Statistics and Its Interface

Volume 16 (2023)

Number 4

Estimating individualized treatment rules for multicategory type 2 diabetes treatments using electronic health records

Pages: 505 – 515



Jitong Lou (University of North Carolina, Chapel Hill, N.C., U.S.A.)

Yuanjia Wang (Columbia University, New York, N.Y., U.S.A.)

Lang Li (Ohio State University, Columbia, Oh., U.S.A.)

Donglin Zeng (University of North Carolina, Chapel Hill, N.C., U.S.A.)

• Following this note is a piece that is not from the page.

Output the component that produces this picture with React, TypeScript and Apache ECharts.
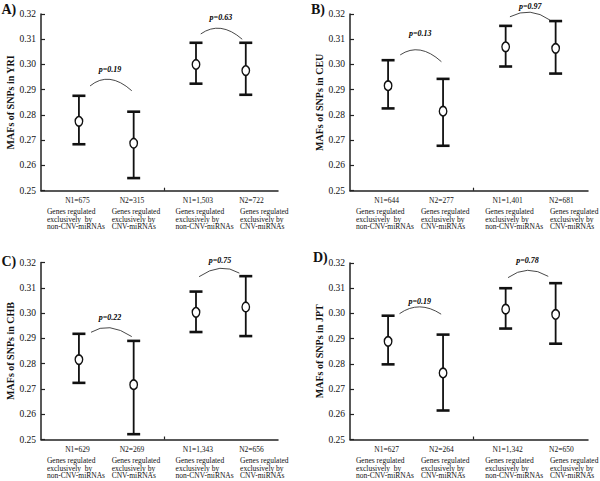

In this article, we propose a general framework to learn optimal treatment rules for type 2 diabetes (T2D) patients using electronic health records (EHRs). We first propose a joint modeling approach to characterize patient’s pretreatment conditions using longitudinal markers from EHRs. The estimation accounts for informative measurement times using inverse-intensity weighting methods. The predicted latent processes in the joint model are used to divide patients into a finite of subgroups and, within each group, patients share similar health profiles in EHRs. Within each patient group, we estimate optimal individualized treatment rules by extending a matched learning method to handle multicategory treatments using a one-versus-one approach. Each matched learning for two treatments is implemented by a weighted support vector machine with matched pairs of patients. We apply our method to estimate optimal treatment rules for T2D patients in a large sample of EHRs from the Ohio State University Wexner Medical Center. We demonstrate the utility of our method to select the optimal treatments from four classes of drugs and achieve a better control of glycated hemoglobin than any one-size-fits-all rules.


electronic health records, individualized treatment rules, latent process, machine learning, multicategory treatments, type 2 diabetes

This research work was supported by the National Institutes of Health grants GM124104, NS073671, and MH117458.

Received 10 February 2021

Accepted 4 May 2022

Published 14 April 2023